(Source code of charts):
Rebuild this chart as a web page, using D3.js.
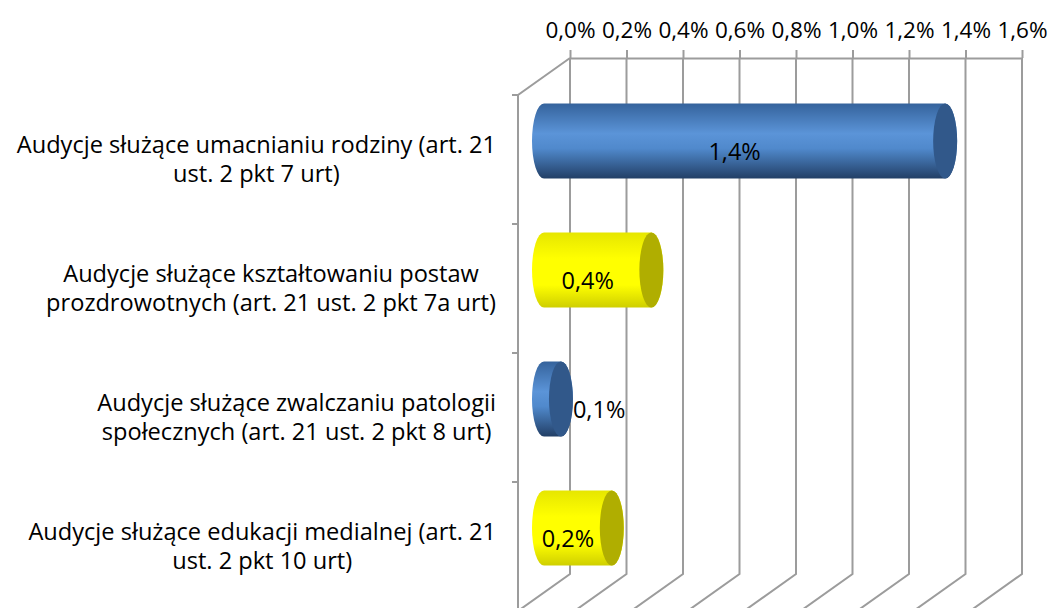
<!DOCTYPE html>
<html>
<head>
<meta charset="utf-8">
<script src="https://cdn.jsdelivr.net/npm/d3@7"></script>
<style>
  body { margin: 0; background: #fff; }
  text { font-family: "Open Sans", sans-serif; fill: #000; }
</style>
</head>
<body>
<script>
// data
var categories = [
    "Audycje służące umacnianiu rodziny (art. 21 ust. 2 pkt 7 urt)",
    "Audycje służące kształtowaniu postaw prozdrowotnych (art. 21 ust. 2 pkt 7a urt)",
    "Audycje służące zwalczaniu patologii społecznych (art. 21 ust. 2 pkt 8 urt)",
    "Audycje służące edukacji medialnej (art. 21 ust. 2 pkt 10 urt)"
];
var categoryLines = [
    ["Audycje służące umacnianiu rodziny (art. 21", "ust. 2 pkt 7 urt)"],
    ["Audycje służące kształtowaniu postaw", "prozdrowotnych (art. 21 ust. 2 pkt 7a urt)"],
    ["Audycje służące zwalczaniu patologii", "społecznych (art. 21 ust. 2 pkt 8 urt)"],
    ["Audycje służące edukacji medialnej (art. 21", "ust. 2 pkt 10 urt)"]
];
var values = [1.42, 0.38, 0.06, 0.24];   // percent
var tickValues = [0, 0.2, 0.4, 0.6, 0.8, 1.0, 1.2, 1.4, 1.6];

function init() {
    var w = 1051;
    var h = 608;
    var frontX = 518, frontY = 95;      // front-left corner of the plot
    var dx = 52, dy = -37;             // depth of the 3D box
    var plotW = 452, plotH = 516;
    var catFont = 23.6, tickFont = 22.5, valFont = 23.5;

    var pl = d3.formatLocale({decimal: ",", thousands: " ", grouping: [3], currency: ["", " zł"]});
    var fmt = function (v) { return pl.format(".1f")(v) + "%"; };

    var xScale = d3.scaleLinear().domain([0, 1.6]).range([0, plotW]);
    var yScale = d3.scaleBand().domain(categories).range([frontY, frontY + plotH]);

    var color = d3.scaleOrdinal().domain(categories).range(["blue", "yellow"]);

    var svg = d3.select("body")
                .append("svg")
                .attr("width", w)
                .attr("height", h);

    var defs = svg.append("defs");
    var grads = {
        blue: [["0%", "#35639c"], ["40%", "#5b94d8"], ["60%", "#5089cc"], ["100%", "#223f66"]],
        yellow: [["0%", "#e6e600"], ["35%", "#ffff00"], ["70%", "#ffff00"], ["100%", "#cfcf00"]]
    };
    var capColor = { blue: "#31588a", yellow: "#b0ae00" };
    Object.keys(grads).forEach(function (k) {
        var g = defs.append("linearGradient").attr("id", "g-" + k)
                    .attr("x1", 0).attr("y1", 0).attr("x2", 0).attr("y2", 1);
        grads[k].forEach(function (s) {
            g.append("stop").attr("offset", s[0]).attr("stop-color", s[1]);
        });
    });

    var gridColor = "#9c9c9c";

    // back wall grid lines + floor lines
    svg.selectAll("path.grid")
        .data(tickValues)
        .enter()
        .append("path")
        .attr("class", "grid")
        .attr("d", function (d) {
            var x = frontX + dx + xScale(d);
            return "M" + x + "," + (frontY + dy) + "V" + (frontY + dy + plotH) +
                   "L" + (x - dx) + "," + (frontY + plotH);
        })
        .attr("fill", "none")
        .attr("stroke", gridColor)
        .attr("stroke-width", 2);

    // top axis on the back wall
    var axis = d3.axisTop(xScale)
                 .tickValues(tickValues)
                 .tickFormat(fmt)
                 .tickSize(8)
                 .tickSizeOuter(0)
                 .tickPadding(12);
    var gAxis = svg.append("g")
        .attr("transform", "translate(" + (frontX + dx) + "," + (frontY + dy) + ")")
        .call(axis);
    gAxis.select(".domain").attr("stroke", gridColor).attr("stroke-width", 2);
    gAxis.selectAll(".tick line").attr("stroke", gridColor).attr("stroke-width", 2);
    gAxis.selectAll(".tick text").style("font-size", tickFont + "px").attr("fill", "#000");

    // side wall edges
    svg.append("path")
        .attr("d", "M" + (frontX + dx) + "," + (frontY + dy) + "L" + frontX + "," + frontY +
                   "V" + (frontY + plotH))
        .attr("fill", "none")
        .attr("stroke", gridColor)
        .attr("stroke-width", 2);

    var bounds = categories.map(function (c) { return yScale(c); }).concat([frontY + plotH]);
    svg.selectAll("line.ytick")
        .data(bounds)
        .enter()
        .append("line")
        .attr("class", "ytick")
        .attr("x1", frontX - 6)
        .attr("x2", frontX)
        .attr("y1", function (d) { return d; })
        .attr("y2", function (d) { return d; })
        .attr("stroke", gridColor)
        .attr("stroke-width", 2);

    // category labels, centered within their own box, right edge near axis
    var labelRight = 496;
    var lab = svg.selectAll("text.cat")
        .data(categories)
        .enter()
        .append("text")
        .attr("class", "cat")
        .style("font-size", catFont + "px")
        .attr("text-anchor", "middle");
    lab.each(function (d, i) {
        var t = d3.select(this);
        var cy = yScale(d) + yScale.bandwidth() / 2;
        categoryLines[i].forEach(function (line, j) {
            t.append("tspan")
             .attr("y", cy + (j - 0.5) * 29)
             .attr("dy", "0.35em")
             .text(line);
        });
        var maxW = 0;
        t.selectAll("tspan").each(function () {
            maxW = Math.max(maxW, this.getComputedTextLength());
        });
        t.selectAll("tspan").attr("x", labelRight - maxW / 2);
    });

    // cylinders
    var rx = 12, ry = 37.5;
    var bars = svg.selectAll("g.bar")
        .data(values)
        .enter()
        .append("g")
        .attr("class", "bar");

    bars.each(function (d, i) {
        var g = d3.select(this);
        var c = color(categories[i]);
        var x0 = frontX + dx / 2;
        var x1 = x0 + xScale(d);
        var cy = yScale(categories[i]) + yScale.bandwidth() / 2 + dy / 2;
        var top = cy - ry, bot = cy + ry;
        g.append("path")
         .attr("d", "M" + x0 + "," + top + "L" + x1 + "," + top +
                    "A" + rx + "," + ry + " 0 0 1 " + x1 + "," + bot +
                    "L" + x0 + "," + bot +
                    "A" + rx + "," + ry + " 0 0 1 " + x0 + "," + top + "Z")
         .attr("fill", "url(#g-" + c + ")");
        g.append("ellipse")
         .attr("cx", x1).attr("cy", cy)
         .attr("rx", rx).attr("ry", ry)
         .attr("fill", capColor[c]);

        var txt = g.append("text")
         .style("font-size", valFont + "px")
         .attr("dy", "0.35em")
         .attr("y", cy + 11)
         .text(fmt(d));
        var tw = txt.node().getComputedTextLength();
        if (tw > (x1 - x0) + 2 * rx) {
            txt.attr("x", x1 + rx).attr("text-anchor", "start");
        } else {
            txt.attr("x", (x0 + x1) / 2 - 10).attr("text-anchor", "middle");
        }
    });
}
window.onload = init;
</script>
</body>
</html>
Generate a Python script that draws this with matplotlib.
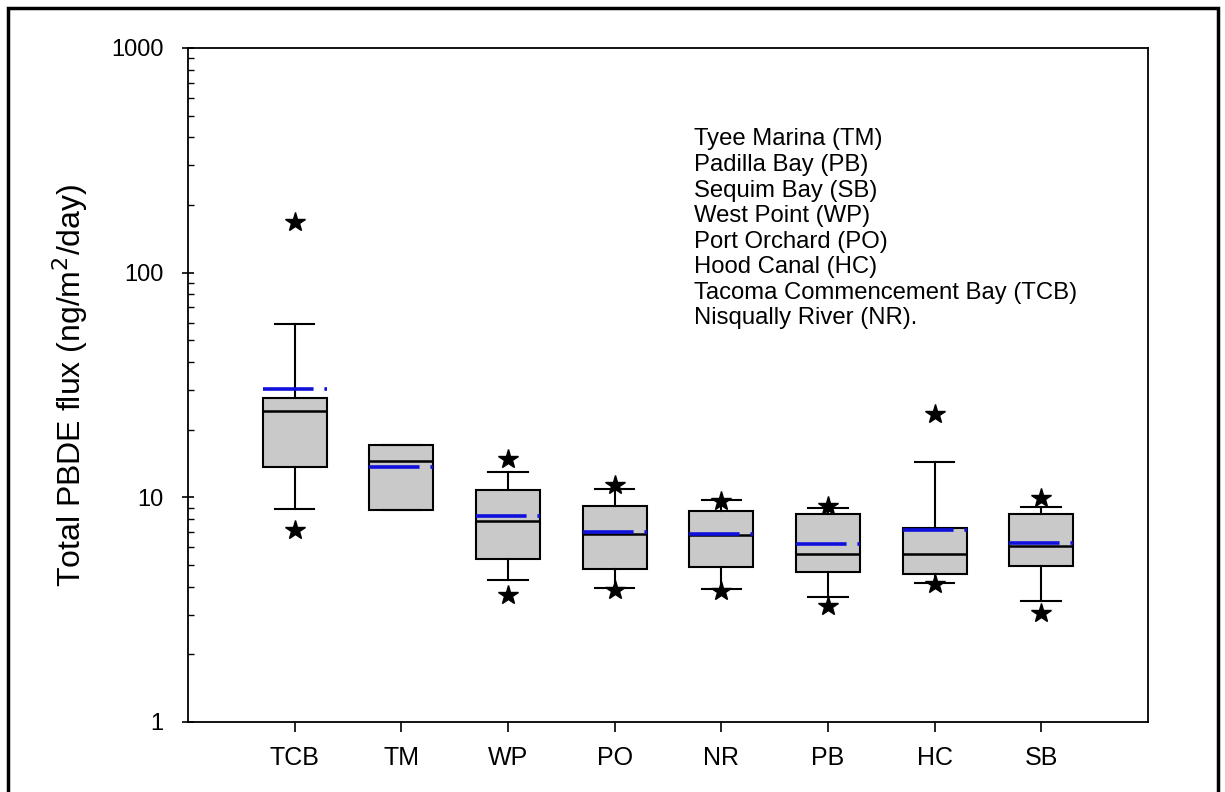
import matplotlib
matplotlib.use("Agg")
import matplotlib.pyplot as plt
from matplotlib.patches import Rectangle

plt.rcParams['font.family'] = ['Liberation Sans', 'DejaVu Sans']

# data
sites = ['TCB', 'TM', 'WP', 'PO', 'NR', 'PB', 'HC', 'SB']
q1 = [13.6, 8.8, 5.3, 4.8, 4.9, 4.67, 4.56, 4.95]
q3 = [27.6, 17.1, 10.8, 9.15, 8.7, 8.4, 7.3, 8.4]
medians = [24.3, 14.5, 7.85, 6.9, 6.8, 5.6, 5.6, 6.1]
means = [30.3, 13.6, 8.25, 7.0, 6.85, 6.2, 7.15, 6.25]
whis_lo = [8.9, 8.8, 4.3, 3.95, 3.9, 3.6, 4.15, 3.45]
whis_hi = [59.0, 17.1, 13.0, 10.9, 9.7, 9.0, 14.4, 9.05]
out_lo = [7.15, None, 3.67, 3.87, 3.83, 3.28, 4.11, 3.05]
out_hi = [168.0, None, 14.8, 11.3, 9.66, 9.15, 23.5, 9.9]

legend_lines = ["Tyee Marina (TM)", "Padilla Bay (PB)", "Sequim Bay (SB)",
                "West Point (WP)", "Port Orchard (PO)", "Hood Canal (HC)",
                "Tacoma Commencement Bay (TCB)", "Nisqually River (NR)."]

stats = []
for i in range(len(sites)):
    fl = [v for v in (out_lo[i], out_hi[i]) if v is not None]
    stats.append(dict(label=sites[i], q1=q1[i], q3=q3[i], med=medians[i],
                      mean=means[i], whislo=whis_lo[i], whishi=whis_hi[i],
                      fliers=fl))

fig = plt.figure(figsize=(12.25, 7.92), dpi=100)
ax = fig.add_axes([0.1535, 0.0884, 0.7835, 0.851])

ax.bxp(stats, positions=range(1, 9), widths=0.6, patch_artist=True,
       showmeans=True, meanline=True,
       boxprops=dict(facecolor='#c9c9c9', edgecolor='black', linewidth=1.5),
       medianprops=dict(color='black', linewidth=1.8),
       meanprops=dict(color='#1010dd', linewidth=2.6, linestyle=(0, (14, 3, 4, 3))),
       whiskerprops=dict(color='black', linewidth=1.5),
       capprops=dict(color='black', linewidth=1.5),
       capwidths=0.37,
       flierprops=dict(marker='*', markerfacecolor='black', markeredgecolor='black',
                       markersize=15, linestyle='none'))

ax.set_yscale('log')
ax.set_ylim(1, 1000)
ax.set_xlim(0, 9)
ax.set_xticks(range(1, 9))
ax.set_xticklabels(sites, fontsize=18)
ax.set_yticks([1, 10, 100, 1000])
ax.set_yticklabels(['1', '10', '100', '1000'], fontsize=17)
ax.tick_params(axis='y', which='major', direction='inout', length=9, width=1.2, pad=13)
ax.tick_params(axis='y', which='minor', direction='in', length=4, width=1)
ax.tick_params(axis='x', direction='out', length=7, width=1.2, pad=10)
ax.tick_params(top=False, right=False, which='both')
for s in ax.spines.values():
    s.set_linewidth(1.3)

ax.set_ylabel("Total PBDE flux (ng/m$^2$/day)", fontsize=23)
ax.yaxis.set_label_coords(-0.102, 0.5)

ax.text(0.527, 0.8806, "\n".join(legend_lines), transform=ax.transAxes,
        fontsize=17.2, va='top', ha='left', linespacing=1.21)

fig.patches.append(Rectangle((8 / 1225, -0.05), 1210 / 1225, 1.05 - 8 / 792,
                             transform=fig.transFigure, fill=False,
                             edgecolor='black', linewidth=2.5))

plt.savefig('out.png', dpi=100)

(WHAT IS REQUIRED):
Pictures are excluded; extract exactly the lines from the start of the data through the line that holds "1.2, 1.4, 1.6];", both ends included.

(SOLUTION TO THE EXERCISE):
Rebuild this chart as a web page, using D3.js.
<!DOCTYPE html>
<html>
<head>
<meta charset="utf-8">
<script src="https://cdn.jsdelivr.net/npm/d3@7"></script>
<style>
  body { margin: 0; background: #fff; }
  text { font-family: "Open Sans", sans-serif; fill: #000; }
</style>
</head>
<body>
<script>
// data
var categories = [
    "Audycje służące umacnianiu rodziny (art. 21 ust. 2 pkt 7 urt)",
    "Audycje służące kształtowaniu postaw prozdrowotnych (art. 21 ust. 2 pkt 7a urt)",
    "Audycje służące zwalczaniu patologii społecznych (art. 21 ust. 2 pkt 8 urt)",
    "Audycje służące edukacji medialnej (art. 21 ust. 2 pkt 10 urt)"
];
var categoryLines = [
    ["Audycje służące umacnianiu rodziny (art. 21", "ust. 2 pkt 7 urt)"],
    ["Audycje służące kształtowaniu postaw", "prozdrowotnych (art. 21 ust. 2 pkt 7a urt)"],
    ["Audycje służące zwalczaniu patologii", "społecznych (art. 21 ust. 2 pkt 8 urt)"],
    ["Audycje służące edukacji medialnej (art. 21", "ust. 2 pkt 10 urt)"]
];
var values = [1.42, 0.38, 0.06, 0.24];   // percent
var tickValues = [0, 0.2, 0.4, 0.6, 0.8, 1.0, 1.2, 1.4, 1.6];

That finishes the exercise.